• [What you need to do]: Can you set down, exactly as they appear below, the lines from the opening of the material through the one bearing "s23 = pad +", minus the pictures?

• [Stored data]:
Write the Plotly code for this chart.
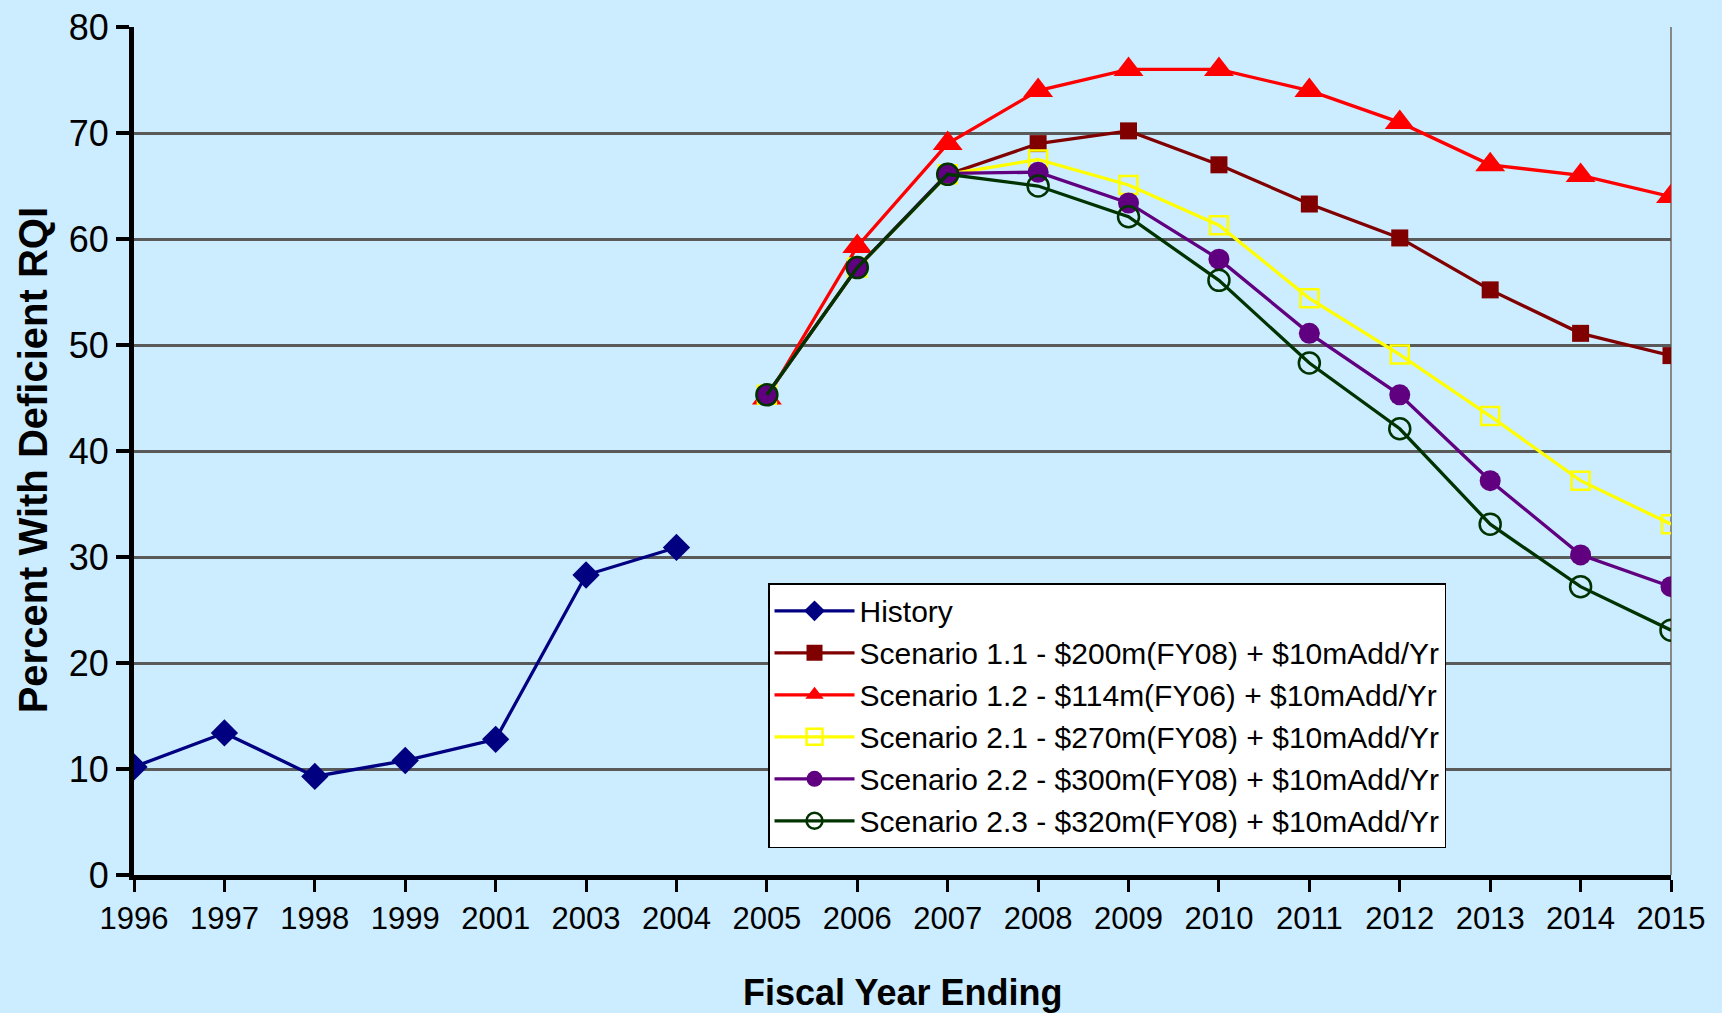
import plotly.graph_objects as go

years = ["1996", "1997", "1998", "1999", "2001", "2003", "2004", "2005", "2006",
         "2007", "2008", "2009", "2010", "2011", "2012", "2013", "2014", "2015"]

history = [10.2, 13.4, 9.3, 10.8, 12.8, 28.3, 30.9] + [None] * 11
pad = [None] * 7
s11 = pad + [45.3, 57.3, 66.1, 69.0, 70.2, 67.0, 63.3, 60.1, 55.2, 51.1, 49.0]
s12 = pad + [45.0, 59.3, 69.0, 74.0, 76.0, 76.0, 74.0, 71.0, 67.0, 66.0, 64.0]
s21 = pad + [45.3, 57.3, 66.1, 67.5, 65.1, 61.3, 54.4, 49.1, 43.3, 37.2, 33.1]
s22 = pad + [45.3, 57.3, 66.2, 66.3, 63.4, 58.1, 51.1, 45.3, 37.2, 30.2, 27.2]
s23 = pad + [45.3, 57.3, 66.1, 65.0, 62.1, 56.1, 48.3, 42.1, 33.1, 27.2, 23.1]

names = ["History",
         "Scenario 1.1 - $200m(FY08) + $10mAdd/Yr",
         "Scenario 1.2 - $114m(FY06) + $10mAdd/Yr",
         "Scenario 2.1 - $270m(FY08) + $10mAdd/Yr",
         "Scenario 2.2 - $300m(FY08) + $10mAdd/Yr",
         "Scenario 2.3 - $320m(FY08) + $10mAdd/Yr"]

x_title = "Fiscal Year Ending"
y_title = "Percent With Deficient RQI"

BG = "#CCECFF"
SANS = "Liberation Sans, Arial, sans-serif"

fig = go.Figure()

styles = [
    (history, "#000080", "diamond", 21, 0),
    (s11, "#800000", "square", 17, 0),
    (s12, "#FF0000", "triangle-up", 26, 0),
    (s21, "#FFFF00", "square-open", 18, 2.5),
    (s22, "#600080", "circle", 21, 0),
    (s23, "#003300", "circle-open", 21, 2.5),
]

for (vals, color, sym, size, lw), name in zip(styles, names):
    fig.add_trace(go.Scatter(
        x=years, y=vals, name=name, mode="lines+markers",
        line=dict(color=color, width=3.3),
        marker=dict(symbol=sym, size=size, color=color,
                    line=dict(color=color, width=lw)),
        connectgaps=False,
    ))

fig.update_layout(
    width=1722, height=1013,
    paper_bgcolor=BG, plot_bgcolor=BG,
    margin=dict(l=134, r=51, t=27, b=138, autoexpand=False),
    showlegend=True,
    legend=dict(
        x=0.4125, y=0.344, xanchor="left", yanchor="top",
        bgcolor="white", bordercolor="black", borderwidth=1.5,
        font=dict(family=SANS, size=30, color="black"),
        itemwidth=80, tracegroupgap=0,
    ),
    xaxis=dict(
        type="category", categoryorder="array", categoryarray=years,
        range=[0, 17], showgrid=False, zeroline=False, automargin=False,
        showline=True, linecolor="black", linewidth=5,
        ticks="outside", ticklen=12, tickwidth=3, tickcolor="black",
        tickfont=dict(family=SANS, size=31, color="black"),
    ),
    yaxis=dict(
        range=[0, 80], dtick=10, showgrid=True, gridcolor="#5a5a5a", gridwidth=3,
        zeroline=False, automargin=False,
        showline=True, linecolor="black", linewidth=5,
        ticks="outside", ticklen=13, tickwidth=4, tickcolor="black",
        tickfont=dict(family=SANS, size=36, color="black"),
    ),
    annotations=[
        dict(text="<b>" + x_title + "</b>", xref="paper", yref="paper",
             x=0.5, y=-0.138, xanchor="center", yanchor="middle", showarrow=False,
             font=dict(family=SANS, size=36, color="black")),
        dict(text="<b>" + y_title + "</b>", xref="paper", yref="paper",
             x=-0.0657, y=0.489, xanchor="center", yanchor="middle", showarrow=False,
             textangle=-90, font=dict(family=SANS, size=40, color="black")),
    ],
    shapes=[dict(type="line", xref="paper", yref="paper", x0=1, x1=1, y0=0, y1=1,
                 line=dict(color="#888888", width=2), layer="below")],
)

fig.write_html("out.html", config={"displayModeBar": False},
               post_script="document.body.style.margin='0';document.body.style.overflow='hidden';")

• [Exercise output]:
Write the Plotly code for this chart.
import plotly.graph_objects as go

years = ["1996", "1997", "1998", "1999", "2001", "2003", "2004", "2005", "2006",
         "2007", "2008", "2009", "2010", "2011", "2012", "2013", "2014", "2015"]

history = [10.2, 13.4, 9.3, 10.8, 12.8, 28.3, 30.9] + [None] * 11
pad = [None] * 7
s11 = pad + [45.3, 57.3, 66.1, 69.0, 70.2, 67.0, 63.3, 60.1, 55.2, 51.1, 49.0]
s12 = pad + [45.0, 59.3, 69.0, 74.0, 76.0, 76.0, 74.0, 71.0, 67.0, 66.0, 64.0]
s21 = pad + [45.3, 57.3, 66.1, 67.5, 65.1, 61.3, 54.4, 49.1, 43.3, 37.2, 33.1]
s22 = pad + [45.3, 57.3, 66.2, 66.3, 63.4, 58.1, 51.1, 45.3, 37.2, 30.2, 27.2]
s23 = pad + [45.3, 57.3, 66.1, 65.0, 62.1, 56.1, 48.3, 42.1, 33.1, 27.2, 23.1]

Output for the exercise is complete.